(WORK TO COMPLETE):
Show all lines from the listing below that contain "with".

(DATA ROWS):
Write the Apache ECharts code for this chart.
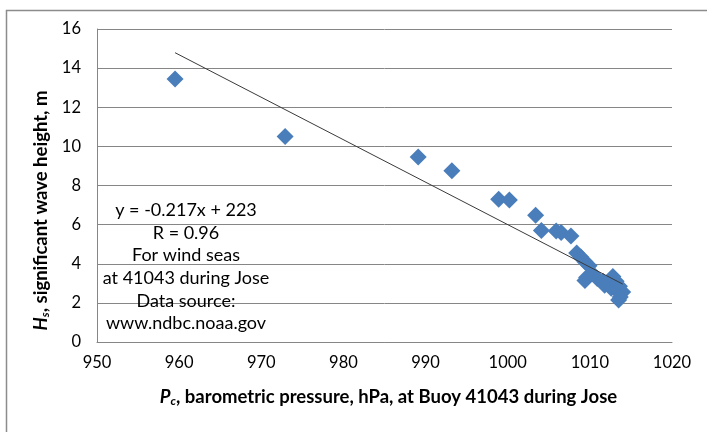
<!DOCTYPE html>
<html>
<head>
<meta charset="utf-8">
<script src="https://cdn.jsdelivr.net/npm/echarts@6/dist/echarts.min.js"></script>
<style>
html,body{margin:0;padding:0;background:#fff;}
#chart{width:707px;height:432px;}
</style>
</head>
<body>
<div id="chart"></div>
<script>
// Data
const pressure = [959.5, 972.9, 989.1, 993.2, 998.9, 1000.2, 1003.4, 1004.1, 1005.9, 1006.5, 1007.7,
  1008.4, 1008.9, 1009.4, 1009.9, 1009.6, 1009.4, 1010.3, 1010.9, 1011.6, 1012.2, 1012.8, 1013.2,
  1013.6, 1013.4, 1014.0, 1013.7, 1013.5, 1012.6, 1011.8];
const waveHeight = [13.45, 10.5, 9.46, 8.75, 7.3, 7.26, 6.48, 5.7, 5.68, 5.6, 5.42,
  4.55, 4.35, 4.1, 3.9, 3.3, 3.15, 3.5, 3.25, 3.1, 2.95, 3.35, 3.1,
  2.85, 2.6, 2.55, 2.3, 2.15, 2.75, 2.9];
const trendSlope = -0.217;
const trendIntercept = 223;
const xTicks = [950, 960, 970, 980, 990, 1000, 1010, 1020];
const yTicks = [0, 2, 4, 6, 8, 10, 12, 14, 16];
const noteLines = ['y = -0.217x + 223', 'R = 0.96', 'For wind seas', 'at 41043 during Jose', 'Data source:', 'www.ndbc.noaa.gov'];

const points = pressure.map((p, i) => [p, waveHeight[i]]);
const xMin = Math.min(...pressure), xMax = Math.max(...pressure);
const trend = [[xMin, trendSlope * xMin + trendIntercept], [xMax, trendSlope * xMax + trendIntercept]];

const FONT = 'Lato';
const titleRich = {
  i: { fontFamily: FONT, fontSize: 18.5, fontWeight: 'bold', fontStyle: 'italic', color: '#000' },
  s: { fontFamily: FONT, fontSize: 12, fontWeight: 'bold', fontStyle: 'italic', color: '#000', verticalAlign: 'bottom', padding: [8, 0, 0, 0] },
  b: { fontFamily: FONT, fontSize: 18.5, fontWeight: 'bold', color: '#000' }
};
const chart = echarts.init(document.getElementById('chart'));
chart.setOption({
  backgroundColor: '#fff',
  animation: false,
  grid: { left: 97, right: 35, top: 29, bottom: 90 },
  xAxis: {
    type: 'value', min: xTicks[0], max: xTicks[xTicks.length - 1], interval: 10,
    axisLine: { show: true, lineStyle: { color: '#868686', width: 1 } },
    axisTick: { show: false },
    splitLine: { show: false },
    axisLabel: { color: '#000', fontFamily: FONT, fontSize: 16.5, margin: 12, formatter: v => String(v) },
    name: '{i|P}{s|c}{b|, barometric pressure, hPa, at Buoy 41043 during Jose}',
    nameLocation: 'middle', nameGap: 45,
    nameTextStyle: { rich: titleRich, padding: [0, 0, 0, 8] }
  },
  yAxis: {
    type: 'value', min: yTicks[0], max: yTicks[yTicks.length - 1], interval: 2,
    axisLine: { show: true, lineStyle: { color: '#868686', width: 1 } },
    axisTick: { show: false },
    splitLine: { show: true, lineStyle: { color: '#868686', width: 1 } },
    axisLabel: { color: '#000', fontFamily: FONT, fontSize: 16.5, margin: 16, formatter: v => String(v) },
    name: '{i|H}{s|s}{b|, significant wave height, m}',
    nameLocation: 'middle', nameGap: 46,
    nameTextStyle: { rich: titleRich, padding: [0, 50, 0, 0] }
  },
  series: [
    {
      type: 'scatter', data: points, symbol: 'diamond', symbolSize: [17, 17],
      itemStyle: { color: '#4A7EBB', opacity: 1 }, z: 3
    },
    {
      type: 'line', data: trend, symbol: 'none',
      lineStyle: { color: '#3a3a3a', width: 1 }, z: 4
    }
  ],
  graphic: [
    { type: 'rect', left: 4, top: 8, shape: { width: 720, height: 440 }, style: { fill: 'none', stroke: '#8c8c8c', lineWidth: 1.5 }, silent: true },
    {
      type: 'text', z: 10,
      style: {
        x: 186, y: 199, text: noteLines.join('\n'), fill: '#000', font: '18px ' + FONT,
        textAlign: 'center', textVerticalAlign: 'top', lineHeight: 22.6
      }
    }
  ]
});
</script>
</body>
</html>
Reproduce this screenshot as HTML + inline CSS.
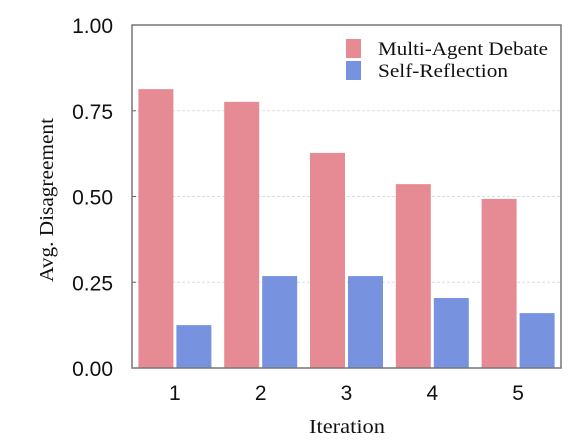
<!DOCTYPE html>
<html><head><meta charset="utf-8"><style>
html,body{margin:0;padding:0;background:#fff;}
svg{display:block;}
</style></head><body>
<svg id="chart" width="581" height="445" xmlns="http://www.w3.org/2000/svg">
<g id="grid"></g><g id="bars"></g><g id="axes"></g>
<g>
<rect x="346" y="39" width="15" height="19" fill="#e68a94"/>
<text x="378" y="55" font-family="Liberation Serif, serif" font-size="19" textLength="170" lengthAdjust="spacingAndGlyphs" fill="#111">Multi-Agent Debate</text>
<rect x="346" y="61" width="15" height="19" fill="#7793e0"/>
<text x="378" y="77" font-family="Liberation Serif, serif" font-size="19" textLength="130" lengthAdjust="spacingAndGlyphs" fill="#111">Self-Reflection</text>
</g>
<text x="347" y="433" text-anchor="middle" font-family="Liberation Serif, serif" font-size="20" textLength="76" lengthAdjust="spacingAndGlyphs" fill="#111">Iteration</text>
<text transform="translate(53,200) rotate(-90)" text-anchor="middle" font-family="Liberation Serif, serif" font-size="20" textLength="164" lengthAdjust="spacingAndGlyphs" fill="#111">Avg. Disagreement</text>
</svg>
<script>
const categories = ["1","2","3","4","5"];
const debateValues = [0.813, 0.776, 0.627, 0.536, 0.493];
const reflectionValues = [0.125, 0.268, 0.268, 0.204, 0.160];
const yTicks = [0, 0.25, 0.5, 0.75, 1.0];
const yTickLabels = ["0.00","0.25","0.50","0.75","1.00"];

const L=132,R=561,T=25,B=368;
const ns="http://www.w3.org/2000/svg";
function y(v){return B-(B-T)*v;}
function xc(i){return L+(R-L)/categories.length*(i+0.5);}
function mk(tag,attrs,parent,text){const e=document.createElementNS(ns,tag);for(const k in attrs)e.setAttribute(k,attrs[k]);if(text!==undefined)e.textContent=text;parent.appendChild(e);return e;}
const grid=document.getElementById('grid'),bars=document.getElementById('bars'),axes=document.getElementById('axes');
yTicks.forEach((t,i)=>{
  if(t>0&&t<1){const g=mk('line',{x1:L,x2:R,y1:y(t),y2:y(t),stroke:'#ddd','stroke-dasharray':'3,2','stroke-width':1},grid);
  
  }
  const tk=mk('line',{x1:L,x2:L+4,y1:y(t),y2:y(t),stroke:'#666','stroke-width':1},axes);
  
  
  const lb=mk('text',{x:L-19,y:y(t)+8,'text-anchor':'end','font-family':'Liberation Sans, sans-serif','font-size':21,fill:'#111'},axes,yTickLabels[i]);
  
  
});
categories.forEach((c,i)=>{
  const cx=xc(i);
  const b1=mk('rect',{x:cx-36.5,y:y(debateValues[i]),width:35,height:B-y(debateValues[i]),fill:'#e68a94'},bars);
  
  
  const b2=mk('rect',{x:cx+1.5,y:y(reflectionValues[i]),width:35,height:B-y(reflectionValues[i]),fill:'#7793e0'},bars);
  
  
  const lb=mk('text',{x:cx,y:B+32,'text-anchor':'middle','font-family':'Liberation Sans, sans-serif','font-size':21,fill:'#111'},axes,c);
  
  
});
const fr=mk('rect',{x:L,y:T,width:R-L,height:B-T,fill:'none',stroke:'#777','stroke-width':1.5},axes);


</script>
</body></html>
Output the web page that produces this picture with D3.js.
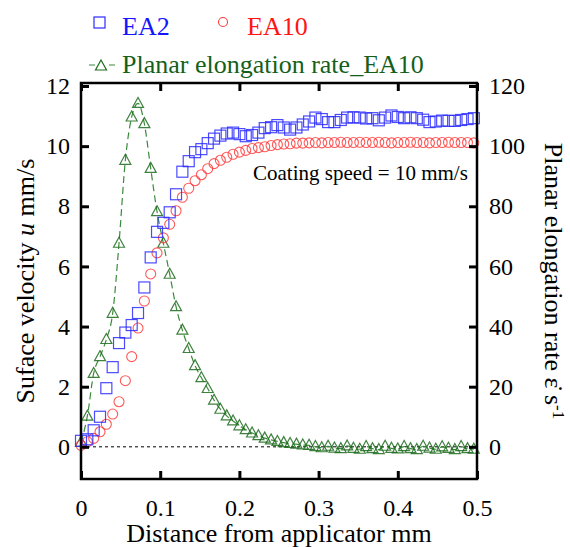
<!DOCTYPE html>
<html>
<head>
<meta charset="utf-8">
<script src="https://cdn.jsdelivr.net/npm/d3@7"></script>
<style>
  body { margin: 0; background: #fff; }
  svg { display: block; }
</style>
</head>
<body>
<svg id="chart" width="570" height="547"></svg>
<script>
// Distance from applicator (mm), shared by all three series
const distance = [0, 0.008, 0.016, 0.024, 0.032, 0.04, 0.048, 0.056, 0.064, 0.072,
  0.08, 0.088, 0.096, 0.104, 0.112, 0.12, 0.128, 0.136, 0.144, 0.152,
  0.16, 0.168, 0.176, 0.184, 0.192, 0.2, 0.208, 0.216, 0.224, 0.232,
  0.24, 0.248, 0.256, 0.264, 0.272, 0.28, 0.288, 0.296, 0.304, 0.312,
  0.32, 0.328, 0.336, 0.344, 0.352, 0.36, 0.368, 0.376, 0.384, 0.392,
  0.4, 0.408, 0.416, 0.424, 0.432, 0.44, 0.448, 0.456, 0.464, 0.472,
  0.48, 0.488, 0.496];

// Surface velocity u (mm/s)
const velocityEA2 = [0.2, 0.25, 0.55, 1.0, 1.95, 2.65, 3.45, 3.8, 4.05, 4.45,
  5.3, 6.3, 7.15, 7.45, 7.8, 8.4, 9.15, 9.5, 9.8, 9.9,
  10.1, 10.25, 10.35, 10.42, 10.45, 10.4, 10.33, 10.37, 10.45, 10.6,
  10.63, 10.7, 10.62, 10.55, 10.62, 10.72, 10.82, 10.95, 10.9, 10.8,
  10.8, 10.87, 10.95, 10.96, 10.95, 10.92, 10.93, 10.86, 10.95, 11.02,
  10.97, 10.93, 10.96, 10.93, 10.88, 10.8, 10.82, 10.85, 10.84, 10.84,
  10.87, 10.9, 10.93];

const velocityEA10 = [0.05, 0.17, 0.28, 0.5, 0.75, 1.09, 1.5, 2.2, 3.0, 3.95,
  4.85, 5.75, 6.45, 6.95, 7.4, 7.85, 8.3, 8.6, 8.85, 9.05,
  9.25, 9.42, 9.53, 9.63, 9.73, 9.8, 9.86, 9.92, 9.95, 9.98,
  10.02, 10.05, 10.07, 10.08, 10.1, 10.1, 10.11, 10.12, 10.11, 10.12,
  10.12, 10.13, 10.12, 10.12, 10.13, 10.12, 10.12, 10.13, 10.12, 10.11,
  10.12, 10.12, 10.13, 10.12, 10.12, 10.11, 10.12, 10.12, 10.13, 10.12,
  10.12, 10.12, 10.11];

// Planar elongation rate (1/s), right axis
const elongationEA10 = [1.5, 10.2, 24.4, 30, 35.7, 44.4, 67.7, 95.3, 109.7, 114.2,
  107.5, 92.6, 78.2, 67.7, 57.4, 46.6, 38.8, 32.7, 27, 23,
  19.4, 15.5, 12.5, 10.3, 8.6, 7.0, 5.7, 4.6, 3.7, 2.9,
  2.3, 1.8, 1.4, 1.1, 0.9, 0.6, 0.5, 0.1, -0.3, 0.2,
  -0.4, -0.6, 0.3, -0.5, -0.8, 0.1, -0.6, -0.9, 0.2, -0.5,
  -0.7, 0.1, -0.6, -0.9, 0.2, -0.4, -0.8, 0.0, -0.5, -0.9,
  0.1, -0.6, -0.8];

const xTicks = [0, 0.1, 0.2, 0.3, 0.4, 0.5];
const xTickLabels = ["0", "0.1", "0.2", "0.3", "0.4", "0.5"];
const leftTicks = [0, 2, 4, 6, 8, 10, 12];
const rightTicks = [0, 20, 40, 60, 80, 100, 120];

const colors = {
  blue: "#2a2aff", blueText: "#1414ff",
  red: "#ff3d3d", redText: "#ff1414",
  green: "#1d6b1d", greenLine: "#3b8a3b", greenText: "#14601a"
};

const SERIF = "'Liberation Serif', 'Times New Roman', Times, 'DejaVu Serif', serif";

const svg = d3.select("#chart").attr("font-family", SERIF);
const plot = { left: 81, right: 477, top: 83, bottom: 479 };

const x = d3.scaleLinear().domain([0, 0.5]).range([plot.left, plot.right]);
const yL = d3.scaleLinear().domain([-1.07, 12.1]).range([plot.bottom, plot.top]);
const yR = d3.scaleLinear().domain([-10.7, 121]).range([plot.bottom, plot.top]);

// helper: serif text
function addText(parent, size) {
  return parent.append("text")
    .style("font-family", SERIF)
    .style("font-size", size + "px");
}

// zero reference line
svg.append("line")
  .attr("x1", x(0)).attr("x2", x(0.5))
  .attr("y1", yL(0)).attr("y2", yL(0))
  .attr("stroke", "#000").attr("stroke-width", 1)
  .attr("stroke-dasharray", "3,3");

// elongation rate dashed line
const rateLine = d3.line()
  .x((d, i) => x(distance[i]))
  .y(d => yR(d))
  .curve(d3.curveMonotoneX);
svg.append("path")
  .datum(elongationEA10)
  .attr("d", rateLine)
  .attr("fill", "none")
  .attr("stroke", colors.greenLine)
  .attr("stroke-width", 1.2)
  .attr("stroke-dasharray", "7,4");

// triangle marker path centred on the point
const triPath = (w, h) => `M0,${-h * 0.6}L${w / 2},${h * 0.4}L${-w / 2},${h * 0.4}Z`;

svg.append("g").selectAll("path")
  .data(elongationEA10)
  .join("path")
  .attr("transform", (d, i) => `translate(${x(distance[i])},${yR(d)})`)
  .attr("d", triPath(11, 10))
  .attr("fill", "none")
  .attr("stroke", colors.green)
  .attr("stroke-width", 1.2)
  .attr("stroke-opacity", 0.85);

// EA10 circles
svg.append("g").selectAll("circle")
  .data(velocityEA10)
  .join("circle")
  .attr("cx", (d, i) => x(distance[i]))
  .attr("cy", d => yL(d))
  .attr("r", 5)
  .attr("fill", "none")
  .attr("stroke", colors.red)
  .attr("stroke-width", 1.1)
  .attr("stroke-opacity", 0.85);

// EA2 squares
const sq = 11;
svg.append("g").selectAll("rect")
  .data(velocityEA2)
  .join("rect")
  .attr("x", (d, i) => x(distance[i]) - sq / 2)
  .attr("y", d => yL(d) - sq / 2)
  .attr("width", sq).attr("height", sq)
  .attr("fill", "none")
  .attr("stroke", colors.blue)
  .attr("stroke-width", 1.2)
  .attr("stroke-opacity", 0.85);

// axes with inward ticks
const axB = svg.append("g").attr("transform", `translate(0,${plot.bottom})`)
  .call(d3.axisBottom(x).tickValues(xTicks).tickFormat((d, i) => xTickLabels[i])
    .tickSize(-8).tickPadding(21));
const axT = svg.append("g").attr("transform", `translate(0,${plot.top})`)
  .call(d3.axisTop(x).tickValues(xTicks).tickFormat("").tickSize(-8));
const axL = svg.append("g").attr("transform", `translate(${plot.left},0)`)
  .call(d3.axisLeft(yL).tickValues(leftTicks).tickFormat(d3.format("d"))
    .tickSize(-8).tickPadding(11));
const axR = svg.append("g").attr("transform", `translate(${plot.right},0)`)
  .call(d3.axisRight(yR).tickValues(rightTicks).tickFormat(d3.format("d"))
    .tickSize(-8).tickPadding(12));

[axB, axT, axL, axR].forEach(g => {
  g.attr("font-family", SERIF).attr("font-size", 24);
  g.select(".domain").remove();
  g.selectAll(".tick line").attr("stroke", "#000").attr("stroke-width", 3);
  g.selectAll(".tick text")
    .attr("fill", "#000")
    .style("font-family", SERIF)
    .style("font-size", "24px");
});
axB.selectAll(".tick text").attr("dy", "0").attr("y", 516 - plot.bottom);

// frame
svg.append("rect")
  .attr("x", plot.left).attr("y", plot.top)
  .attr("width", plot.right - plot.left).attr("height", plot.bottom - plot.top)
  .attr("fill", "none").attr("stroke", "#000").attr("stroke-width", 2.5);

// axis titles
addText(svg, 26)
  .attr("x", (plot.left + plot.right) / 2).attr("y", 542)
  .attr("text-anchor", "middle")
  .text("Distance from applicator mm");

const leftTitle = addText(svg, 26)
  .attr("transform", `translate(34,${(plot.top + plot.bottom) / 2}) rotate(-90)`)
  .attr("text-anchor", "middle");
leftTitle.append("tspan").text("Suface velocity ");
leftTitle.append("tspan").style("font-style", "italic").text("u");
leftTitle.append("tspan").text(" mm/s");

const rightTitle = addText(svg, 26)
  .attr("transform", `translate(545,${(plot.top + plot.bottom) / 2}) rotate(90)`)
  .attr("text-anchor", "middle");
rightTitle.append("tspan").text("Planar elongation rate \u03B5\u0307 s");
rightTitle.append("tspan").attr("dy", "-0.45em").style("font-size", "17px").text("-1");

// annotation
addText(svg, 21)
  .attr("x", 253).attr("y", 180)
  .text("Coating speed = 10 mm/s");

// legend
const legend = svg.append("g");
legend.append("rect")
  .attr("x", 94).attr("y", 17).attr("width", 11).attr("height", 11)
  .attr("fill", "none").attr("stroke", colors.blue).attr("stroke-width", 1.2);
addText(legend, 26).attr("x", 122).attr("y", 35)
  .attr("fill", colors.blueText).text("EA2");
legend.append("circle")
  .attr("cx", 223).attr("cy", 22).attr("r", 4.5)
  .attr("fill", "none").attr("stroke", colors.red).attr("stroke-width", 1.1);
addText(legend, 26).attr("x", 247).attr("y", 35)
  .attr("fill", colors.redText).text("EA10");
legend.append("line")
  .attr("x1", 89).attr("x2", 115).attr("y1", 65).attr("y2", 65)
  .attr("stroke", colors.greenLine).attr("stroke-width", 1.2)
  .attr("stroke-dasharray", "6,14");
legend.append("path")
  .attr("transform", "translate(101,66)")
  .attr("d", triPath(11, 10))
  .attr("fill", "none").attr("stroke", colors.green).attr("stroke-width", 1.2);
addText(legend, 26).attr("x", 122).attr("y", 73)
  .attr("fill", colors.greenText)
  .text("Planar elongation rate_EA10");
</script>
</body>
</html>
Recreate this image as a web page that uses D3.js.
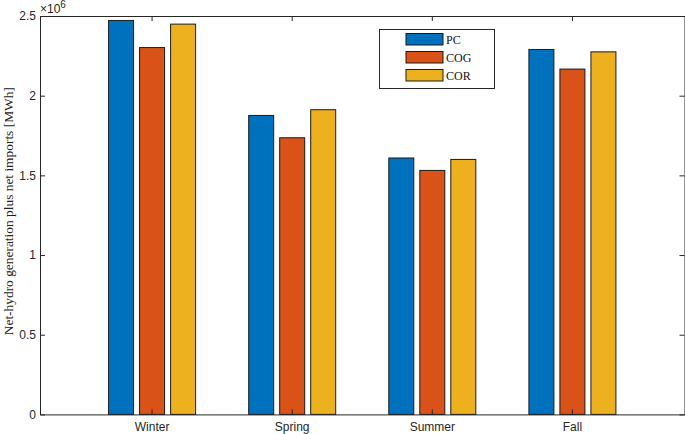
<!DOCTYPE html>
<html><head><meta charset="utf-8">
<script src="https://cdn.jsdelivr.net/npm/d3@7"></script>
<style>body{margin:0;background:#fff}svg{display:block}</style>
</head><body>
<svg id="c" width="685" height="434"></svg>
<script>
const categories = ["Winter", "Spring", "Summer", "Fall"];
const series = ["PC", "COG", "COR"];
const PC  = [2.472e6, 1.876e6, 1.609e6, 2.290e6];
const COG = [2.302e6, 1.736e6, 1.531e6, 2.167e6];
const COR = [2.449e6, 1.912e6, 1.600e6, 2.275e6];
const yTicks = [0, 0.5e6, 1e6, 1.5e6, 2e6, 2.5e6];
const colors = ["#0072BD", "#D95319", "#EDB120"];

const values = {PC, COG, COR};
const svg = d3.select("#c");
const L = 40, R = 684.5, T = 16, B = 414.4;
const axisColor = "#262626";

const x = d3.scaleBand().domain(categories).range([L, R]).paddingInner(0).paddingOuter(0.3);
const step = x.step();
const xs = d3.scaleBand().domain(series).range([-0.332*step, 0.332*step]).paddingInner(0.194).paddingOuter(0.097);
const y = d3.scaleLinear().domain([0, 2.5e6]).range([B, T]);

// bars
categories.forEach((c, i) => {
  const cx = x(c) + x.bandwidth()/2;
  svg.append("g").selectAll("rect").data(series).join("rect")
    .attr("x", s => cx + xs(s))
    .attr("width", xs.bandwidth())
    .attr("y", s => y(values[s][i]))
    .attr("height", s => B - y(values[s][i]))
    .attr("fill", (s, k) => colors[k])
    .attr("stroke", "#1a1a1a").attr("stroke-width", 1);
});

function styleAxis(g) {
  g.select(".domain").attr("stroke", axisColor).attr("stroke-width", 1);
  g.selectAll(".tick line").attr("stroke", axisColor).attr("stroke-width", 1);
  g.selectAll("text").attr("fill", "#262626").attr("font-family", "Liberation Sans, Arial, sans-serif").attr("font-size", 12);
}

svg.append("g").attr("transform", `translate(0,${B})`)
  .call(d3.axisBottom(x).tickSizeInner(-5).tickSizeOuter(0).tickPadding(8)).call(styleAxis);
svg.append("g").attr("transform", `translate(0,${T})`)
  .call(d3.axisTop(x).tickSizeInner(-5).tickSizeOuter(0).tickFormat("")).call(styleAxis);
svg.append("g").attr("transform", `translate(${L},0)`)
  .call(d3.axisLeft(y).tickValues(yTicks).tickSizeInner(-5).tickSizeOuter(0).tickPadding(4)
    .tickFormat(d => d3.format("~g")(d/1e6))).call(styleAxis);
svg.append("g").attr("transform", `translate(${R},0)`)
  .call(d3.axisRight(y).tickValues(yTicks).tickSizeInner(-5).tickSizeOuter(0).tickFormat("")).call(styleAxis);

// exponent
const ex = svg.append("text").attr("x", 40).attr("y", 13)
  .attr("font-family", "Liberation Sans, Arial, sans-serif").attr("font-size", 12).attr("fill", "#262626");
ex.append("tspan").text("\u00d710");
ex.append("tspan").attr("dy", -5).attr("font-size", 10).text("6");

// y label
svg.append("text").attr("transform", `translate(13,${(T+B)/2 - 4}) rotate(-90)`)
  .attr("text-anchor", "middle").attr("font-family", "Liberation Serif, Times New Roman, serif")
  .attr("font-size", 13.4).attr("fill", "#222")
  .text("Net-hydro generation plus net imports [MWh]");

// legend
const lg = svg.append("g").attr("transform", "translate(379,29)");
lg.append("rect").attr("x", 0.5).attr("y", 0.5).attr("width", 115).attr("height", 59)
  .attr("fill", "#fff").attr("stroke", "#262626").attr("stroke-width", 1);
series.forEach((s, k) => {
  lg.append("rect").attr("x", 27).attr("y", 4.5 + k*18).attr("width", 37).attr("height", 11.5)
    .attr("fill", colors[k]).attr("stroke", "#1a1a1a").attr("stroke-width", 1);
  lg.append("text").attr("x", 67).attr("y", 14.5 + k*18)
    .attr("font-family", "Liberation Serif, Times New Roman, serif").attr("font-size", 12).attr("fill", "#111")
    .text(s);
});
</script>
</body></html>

(WRITTEN SOLUTION):
Output the web page that produces this picture with D3.js.
// axes with inward ticks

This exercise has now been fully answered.